**Exercise instructions**
Reproduce the listing below exactly, minus its pictures.

--- BEGIN Data section ---

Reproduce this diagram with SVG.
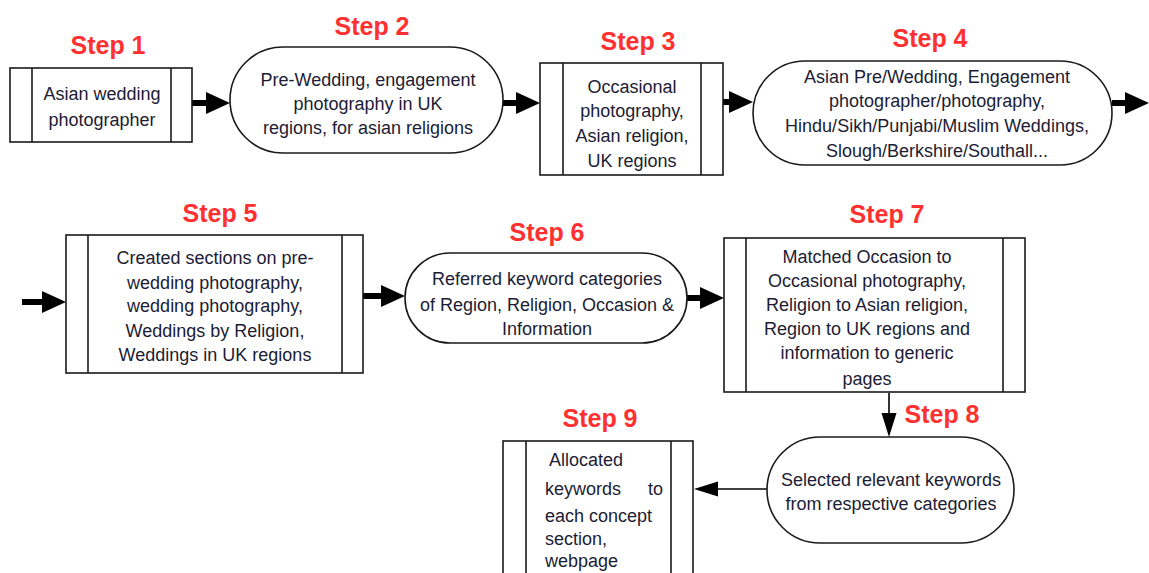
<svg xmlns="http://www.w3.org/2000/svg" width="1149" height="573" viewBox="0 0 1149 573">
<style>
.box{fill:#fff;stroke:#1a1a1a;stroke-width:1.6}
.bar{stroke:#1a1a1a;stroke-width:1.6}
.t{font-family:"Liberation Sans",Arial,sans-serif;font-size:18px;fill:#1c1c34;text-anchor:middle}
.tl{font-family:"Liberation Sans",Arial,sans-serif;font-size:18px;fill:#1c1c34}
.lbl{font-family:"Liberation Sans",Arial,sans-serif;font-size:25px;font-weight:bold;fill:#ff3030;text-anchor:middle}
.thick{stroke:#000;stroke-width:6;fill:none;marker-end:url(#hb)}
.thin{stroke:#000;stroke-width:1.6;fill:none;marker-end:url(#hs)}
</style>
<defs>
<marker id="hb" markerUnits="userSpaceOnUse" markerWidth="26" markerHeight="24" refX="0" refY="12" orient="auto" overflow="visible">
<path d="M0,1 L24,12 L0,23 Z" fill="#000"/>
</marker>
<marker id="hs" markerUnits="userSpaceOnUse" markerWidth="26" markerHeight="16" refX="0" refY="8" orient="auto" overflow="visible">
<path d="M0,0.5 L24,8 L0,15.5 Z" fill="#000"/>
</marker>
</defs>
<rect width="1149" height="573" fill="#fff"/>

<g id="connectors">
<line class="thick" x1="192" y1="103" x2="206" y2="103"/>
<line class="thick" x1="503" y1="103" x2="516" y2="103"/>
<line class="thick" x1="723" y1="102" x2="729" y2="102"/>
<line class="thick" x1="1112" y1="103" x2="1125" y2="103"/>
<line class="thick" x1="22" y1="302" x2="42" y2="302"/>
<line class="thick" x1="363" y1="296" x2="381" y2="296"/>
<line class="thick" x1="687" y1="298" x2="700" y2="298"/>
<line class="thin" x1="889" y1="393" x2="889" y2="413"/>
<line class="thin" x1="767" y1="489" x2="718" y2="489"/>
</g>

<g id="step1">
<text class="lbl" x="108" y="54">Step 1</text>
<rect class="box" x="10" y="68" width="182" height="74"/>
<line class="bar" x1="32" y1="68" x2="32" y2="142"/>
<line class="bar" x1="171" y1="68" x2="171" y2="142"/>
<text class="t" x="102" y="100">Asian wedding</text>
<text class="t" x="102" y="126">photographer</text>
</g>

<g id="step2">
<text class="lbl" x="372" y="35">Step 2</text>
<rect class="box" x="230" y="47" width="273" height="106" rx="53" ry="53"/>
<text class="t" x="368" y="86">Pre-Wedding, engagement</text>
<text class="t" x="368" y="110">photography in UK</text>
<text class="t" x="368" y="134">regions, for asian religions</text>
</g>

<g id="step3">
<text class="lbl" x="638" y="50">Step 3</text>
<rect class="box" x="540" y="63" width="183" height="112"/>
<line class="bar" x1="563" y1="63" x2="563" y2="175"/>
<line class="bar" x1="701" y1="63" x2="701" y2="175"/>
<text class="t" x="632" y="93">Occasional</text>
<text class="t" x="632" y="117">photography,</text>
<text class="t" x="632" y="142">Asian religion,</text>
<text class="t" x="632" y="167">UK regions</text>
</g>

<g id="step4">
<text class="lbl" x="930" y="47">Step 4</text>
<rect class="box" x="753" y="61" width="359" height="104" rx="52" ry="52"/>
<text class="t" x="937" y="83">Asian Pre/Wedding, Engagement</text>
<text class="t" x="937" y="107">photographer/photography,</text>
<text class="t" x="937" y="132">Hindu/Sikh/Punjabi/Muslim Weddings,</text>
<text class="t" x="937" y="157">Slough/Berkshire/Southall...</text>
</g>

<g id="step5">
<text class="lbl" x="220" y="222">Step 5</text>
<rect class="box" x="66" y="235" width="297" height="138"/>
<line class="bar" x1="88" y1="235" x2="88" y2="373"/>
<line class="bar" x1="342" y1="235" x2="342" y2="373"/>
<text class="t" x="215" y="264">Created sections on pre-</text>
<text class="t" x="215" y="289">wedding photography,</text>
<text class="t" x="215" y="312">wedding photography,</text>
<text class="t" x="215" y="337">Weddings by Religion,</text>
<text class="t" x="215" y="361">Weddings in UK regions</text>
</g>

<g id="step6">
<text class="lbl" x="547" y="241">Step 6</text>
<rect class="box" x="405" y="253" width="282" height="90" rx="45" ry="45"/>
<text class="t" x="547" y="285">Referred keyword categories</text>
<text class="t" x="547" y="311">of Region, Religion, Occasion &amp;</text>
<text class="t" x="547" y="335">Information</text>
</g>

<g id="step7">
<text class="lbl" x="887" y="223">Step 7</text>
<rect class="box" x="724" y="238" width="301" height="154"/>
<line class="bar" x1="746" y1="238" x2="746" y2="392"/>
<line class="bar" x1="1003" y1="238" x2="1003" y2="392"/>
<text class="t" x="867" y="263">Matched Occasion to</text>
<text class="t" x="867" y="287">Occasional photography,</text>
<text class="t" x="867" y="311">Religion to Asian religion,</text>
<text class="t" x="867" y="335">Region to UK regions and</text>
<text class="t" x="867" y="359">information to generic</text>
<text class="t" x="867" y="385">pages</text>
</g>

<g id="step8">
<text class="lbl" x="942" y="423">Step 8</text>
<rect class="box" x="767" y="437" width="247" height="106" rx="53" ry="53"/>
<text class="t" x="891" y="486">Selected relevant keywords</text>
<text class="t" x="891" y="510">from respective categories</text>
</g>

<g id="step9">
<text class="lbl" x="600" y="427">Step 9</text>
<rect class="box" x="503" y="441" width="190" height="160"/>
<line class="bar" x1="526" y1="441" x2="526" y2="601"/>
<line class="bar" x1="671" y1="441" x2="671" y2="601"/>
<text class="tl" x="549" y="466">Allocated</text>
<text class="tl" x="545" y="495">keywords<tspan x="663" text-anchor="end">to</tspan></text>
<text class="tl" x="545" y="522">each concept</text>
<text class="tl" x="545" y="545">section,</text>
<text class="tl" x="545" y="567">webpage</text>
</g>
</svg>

--- END Data section ---

**Answer for this exercise**
Reproduce this diagram with SVG.
<svg xmlns="http://www.w3.org/2000/svg" width="1149" height="573" viewBox="0 0 1149 573">
<style>
.box{fill:#fff;stroke:#1a1a1a;stroke-width:1.6}
.bar{stroke:#1a1a1a;stroke-width:1.6}
.t{font-family:"Liberation Sans",Arial,sans-serif;font-size:18px;fill:#1c1c34;text-anchor:middle}
.tl{font-family:"Liberation Sans",Arial,sans-serif;font-size:18px;fill:#1c1c34}
.lbl{font-family:"Liberation Sans",Arial,sans-serif;font-size:25px;font-weight:bold;fill:#ff3030;text-anchor:middle}
.thick{stroke:#000;stroke-width:6;fill:none;marker-end:url(#hb)}
.thin{stroke:#000;stroke-width:1.6;fill:none;marker-end:url(#hs)}
</style>
<defs>
<marker id="hb" markerUnits="userSpaceOnUse" markerWidth="26" markerHeight="24" refX="0" refY="12" orient="auto" overflow="visible">
<path d="M0,1 L24,12 L0,23 Z" fill="#000"/>
</marker>
<marker id="hs" markerUnits="userSpaceOnUse" markerWidth="26" markerHeight="16" refX="0" refY="8" orient="auto" overflow="visible">
<path d="M0,0.5 L24,8 L0,15.5 Z" fill="#000"/>
</marker>
</defs>
<rect width="1149" height="573" fill="#fff"/>

<g id="connectors">
<line class="thick" x1="192" y1="103" x2="206" y2="103"/>
<line class="thick" x1="503" y1="103" x2="516" y2="103"/>
<line class="thick" x1="723" y1="102" x2="729" y2="102"/>
<line class="thick" x1="1112" y1="103" x2="1125" y2="103"/>
<line class="thick" x1="22" y1="302" x2="42" y2="302"/>
<line class="thick" x1="363" y1="296" x2="381" y2="296"/>
<line class="thick" x1="687" y1="298" x2="700" y2="298"/>
<line class="thin" x1="889" y1="393" x2="889" y2="413"/>
<line class="thin" x1="767" y1="489" x2="718" y2="489"/>
</g>

<g id="step1">
<text class="lbl" x="108" y="54">Step 1</text>
<rect class="box" x="10" y="68" width="182" height="74"/>
<line class="bar" x1="32" y1="68" x2="32" y2="142"/>
<line class="bar" x1="171" y1="68" x2="171" y2="142"/>
<text class="t" x="102" y="100">Asian wedding</text>
<text class="t" x="102" y="126">photographer</text>
</g>

<g id="step2">
<text class="lbl" x="372" y="35">Step 2</text>
<rect class="box" x="230" y="47" width="273" height="106" rx="53" ry="53"/>
<text class="t" x="368" y="86">Pre-Wedding, engagement</text>
<text class="t" x="368" y="110">photography in UK</text>
<text class="t" x="368" y="134">regions, for asian religions</text>
</g>

<g id="step3">
<text class="lbl" x="638" y="50">Step 3</text>
<rect class="box" x="540" y="63" width="183" height="112"/>
<line class="bar" x1="563" y1="63" x2="563" y2="175"/>
<line class="bar" x1="701" y1="63" x2="701" y2="175"/>
<text class="t" x="632" y="93">Occasional</text>
<text class="t" x="632" y="117">photography,</text>
<text class="t" x="632" y="142">Asian religion,</text>
<text class="t" x="632" y="167">UK regions</text>
</g>

<g id="step4">
<text class="lbl" x="930" y="47">Step 4</text>
<rect class="box" x="753" y="61" width="359" height="104" rx="52" ry="52"/>
<text class="t" x="937" y="83">Asian Pre/Wedding, Engagement</text>
<text class="t" x="937" y="107">photographer/photography,</text>
<text class="t" x="937" y="132">Hindu/Sikh/Punjabi/Muslim Weddings,</text>
<text class="t" x="937" y="157">Slough/Berkshire/Southall...</text>
</g>

<g id="step5">
<text class="lbl" x="220" y="222">Step 5</text>
<rect class="box" x="66" y="235" width="297" height="138"/>
<line class="bar" x1="88" y1="235" x2="88" y2="373"/>
<line class="bar" x1="342" y1="235" x2="342" y2="373"/>
<text class="t" x="215" y="264">Created sections on pre-</text>
<text class="t" x="215" y="289">wedding photography,</text>
<text class="t" x="215" y="312">wedding photography,</text>
<text class="t" x="215" y="337">Weddings by Religion,</text>
<text class="t" x="215" y="361">Weddings in UK regions</text>
</g>

<g id="step6">
<text class="lbl" x="547" y="241">Step 6</text>
<rect class="box" x="405" y="253" width="282" height="90" rx="45" ry="45"/>
<text class="t" x="547" y="285">Referred keyword categories</text>
<text class="t" x="547" y="311">of Region, Religion, Occasion &amp;</text>
<text class="t" x="547" y="335">Information</text>
</g>

<g id="step7">
<text class="lbl" x="887" y="223">Step 7</text>
<rect class="box" x="724" y="238" width="301" height="154"/>
<line class="bar" x1="746" y1="238" x2="746" y2="392"/>
<line class="bar" x1="1003" y1="238" x2="1003" y2="392"/>
<text class="t" x="867" y="263">Matched Occasion to</text>
<text class="t" x="867" y="287">Occasional photography,</text>
<text class="t" x="867" y="311">Religion to Asian religion,</text>
<text class="t" x="867" y="335">Region to UK regions and</text>
<text class="t" x="867" y="359">information to generic</text>
<text class="t" x="867" y="385">pages</text>
</g>

<g id="step8">
<text class="lbl" x="942" y="423">Step 8</text>
<rect class="box" x="767" y="437" width="247" height="106" rx="53" ry="53"/>
<text class="t" x="891" y="486">Selected relevant keywords</text>
<text class="t" x="891" y="510">from respective categories</text>
</g>

<g id="step9">
<text class="lbl" x="600" y="427">Step 9</text>
<rect class="box" x="503" y="441" width="190" height="160"/>
<line class="bar" x1="526" y1="441" x2="526" y2="601"/>
<line class="bar" x1="671" y1="441" x2="671" y2="601"/>
<text class="tl" x="549" y="466">Allocated</text>
<text class="tl" x="545" y="495">keywords<tspan x="663" text-anchor="end">to</tspan></text>
<text class="tl" x="545" y="522">each concept</text>
<text class="tl" x="545" y="545">section,</text>
<text class="tl" x="545" y="567">webpage</text>
</g>
</svg>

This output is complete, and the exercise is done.